Mesela İngiltere, Ankara’nın başkent olmasından sonra da direnişine devam etmiş, büyükelçisi İstanbul’da ikâmet ederken Ankara’da bir temsilci bulundurmaya başlamıştı. Diğer devletler de aynı yolu izlemişlerdi. Sadece Ankara’da Sovyetler Birliği, Afganistan, Gürcistan, Ukrayna ve İran’ın büyükelçileri bulunuyordu.
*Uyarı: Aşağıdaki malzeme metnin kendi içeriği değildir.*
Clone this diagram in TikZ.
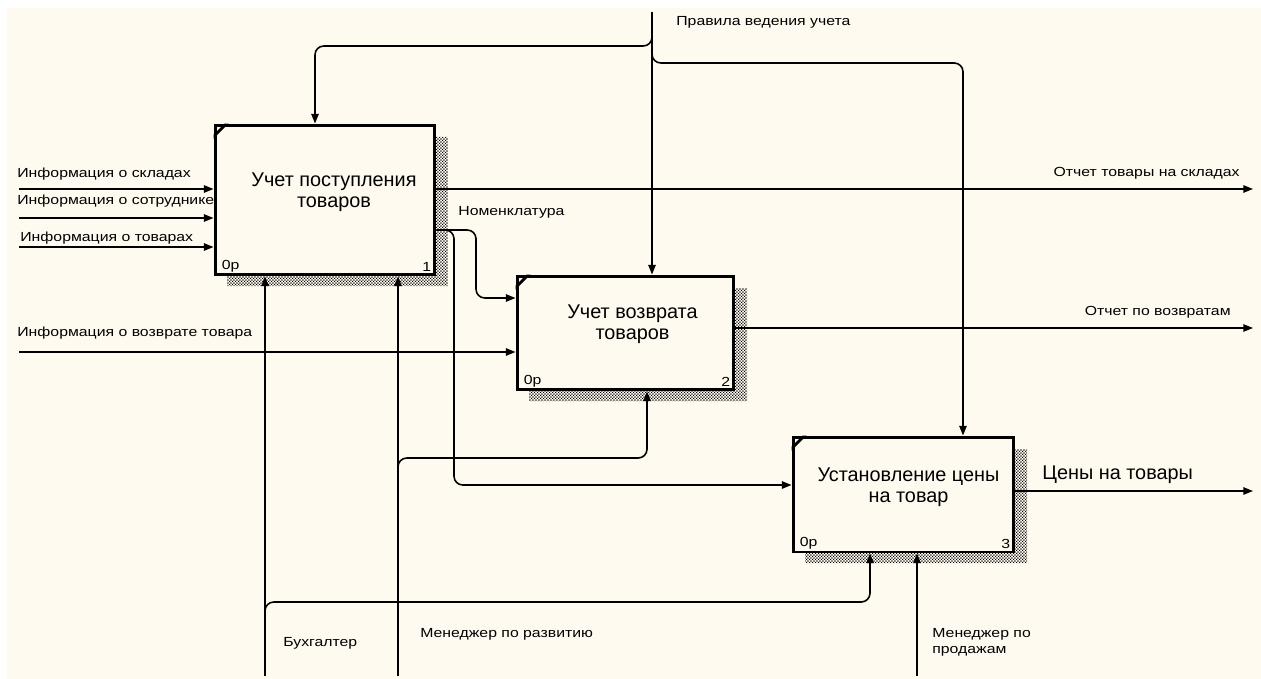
\documentclass[tikz,border=0pt]{standalone}
\usepackage{fontspec}
\setmainfont{Liberation Sans}
\newfontfamily\lblfont[FakeStretch=1.2]{Liberation Sans}
\usetikzlibrary{arrows.meta,patterns,calc}

\definecolor{paper}{RGB}{255,250,240}

% checker used for the drop shadows of the function boxes
\pgfdeclarepatternformonly{dither}{\pgfqpoint{0pt}{0pt}}{\pgfqpoint{1.7pt}{1.7pt}}{\pgfqpoint{1.7pt}{1.7pt}}{%
  \pgfpathrectangle{\pgfqpoint{0pt}{0pt}}{\pgfqpoint{0.7pt}{0.7pt}}%
  \pgfpathrectangle{\pgfqpoint{0.85pt}{0.85pt}}{\pgfqpoint{0.7pt}{0.7pt}}%
  \pgfusepath{fill}}

\tikzset{
  fbox/.style={draw, line width=1.7pt, fill=paper, inner sep=0pt},
  ftext/.style={align=center, font=\fontsize{11.3}{12}\selectfont, inner sep=0pt},
  corner/.style={font=\lblfont\fontsize{7.5}{9}\selectfont, inner sep=0pt},
  lbl/.style={font=\lblfont\fontsize{7.5}{9}\selectfont, inner sep=0pt},
  biglbl/.style={font=\fontsize{11.3}{12}\selectfont, inner sep=0pt},
  arr/.style={line width=0.9pt, -{Triangle[length=5.5pt,width=4.2pt]}},
  rc/.style={rounded corners=5},
}

\begin{document}
\begin{tikzpicture}[x=0.02cm,y=-0.02cm]
\useasboundingbox (0,0) rectangle (1261,679);
\fill[white] (0,0) rectangle (1261,679);
\fill[paper] (7,8) rectangle (1261,679);

% ---- labels drawn first so that boxes sit above them
\node[lbl, anchor=west] (lin1) at (17,174) {Информация о складах};
\node[lbl, anchor=west] (lin2) at (17,201) {Информация о сотруднике};
\node[lbl, anchor=west] (lin3) at (20,238) {Информация о товарах};
\node[lbl, anchor=west] (lin4) at (17,333) {Информация о возврате товара};
\node[lbl, anchor=west] (lctl) at (676,22) {Правила ведения учета};
\node[lbl, anchor=west] (lnom) at (458,212) {Номенклатура};
\node[lbl, anchor=east] (lout1) at (1240,173) {Отчет товары на складах};
\node[lbl, anchor=east] (lout2) at (1231,312) {Отчет по возвратам};
\node[biglbl, anchor=west] (lout3) at (1042,475) {Цены на товары};
\node[lbl, anchor=west] (lm1) at (283,643) {Бухгалтер};
\node[lbl, anchor=west] (lm2) at (420,634) {Менеджер по развитию};
\node[lbl, anchor=north west, align=left] (lm3) at (932,628) {Менеджер по\\продажам};

% ---- function boxes
\coordinate (c1) at (325,200);
\coordinate (c2) at (625.5,333);
\coordinate (c3) at (903.5,494.5);

% L-shaped drop shadow on the right and bottom of each box
\foreach \c/\w/\h in {c1/220/150, c2/217/114, c3/221/115}{
  \fill[pattern=dither]
    ($(\c)+(\w/2+1,-\h/2+12)$) -- ($(\c)+(\w/2+13,-\h/2+12)$)
    -- ($(\c)+(\w/2+13,\h/2+11)$) -- ($(\c)+(-\w/2+12,\h/2+11)$)
    -- ($(\c)+(-\w/2+12,\h/2+1)$) -- ($(\c)+(\w/2+1,\h/2+1)$) -- cycle;
}

\node[fbox, minimum width=4.4cm, minimum height=3.0cm] (b1) at (c1) {};
\node[fbox, minimum width=4.34cm, minimum height=2.28cm] (b2) at (c2) {};
\node[fbox, minimum width=4.42cm, minimum height=2.3cm] (b3) at (c3) {};

\node[ftext] (t1) at ($(c1)+(9,-8)$) {Учет поступления\\товаров};
\node[ftext] (t2) at ($(c2)+(7,-9)$) {Учет возврата\\товаров};
\node[ftext] (t3) at ($(c3)+(5,-7)$) {Установление цены\\на товар};

\foreach \b/\n in {b1/1, b2/2, b3/3}{
  \fill ($(\b.north west)+(0,15)$) -- ($(\b.north west)+(15,0)$) -- ($(\b.north west)+(11,0)$) -- ($(\b.north west)+(0,11)$) -- cycle;
  \node[corner, anchor=west] at ($(\b.south west)+(8,-10)$) {0р};
  \node[corner, anchor=east] at ($(\b.south east)+(-5,-10)$) {\n};
}

% ---- inputs
\coordinate (i1) at (19,189);
\coordinate (i2) at (19,218);
\coordinate (i3) at (19,247);
\coordinate (i4) at (19,352);
\draw[arr] (i1) -- (i1 -| b1.west);
\draw[arr] (i2) -- (i2 -| b1.west);
\draw[arr] (i3) -- (i3 -| b1.west);
\draw[arr] (i4) -- (i4 -| b2.west);

% ---- outputs
\coordinate (o1) at (1253,189);
\coordinate (o2) at (1253,328);
\coordinate (o3) at (1253,491);
\draw[arr] (o1 -| b1.east) -- (o1);
\draw[arr] (o2 -| b2.east) -- (o2);
\draw[arr] (o3 -| b3.east) -- (o3);

% ---- nomenclature from box 1 to boxes 2 and 3
\coordinate (n0) at (435,230);
\coordinate (n1) at (476,298);
\coordinate (n2) at (448,230);
\coordinate (n3) at (454,485);
\draw[arr, rc] (n0 -| b1.east) -| (n1) -- (n1 -| b2.west);
\draw[arr, rc] (n2) -| (n3) -- (n3 -| b3.west);

% ---- control: accounting rules
\coordinate (k0) at (652,12);
\coordinate (kA) at (652,38);
\coordinate (kL) at (315,46);
\coordinate (kB) at (652,56);
\coordinate (kR) at (963,63);
\draw[arr] (k0) -- (k0 |- b2.north);
\draw[arr, rc] (kA) |- (kL) -- (kL |- b1.north);
\draw[arr, rc] (kB) |- (kR) -- (kR |- b3.north);

% ---- mechanisms
\coordinate (m1) at (265,676);
\coordinate (m2) at (398,676);
\coordinate (m3) at (917,676);
\draw[arr] (m1) -- (m1 |- b1.south);
\draw[arr] (m2) -- (m2 |- b1.south);
\draw[arr] (m3) -- (m3 |- b3.south);
\coordinate (m1a) at (265,608);
\coordinate (m1b) at (870,602);
\draw[arr, rc] (m1a) |- (m1b) -- (m1b |- b3.south);
\coordinate (m2a) at (398,464);
\coordinate (m2b) at (647,458);
\draw[arr, rc] (m2a) |- (m2b) -- (m2b |- b2.south);
\end{tikzpicture}
\end{document}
Gerek yabancı devletler gerekse Ankara’nın başkent olmasına karşı çıkanlar “Bir müddet yerleşmek için uğraşılır, sonra tekrar İstanbul’a dönülür” düşüncesini taşımışlardı.1

Böyle bir durumda Ankara’nın her yönden gelişmesi için çalışmalar başlatan Atatürk, Macar Profesör Anton Rethly’i ülkeye davet etmiştir:

Profesör Rethly ülkede bulunduğu iki yıl içerisinde, meteoroloji istasyonlarını tesis etmek adına yurt genelinde dört önemli geziye çıkmıştır. Bu örgütlenme çalışmalar için toplam on yedi bin kilometre mesafe kat etmiştir. Bu geziler çoğu zaman trenle, bazen otomobille, bazen de gemiyle veya at ile yapılmıştır. Rethly, on yedi bin kilometrelik yolculuğu esnasında 4 birinci, 13 ikinci, 18 üçüncü sınıf klima istasyonu ile 100 adet yağış ölçen istasyon kurmuştur.2

Profesör Rethly, Türkiye’de bulunduğu zaman zarfında pek çok rapor yayınlamıştır. Bu raporlardan dikkat çekici olanlarından biri de Ankara Raporu’dur. Rapora göre şehrin Kızılay, Sıhhiye ve Maltepede kurulması, gelişmeye açılması son derece yanlıştır. Aynı raporda Ankara’nın maksimum 300.000 kişiye hizmet verebileceği, nüfusun artması halinde ciddi problemlerle karşılaşılacağından bahsedilmektedir. Raporda aynı zamanda Ankara havası hakkında şu ifadeler de yer alıyor: 

Ankara’nın meteorolojik rasatları ile ilgili raporunda şehir ikliminin, özellikle Etlik ve civarındaki dağlık sahalardan daha gayri sıhhi olduğunu belirtmiştim. Bu sonuca uzun yılların değil yalnız bir yılın rasat malzemesi ile erişmiş bulunuyorum. Mühim iklim elemanı olan sisin önemini sırası gelmişken belirtmek isterim, zira Etlik’te yapılan rasatlar görüşlerimi kuvvetlendirmektedir. Şehrin kapalı, güneşin gayet güçlükle görünebildiği zamanlarda, Etlik’te günlük güneşlik bir havanın hüküm sürdüğünü bir çok defalar şahit oldum. 1925 yılı Kasım ayından, 1927 Temmuz ayına kadar geçen 20 aylık zamanda, Etlik sadece 29 gün sis altında kalmış, Ankara ise 380 gün sisli geçirmiştir. Bu sebepler arasında şehrin ikliminin iyi olmadığı sonucuna varmaktayız. (Rapordan alınmıştır)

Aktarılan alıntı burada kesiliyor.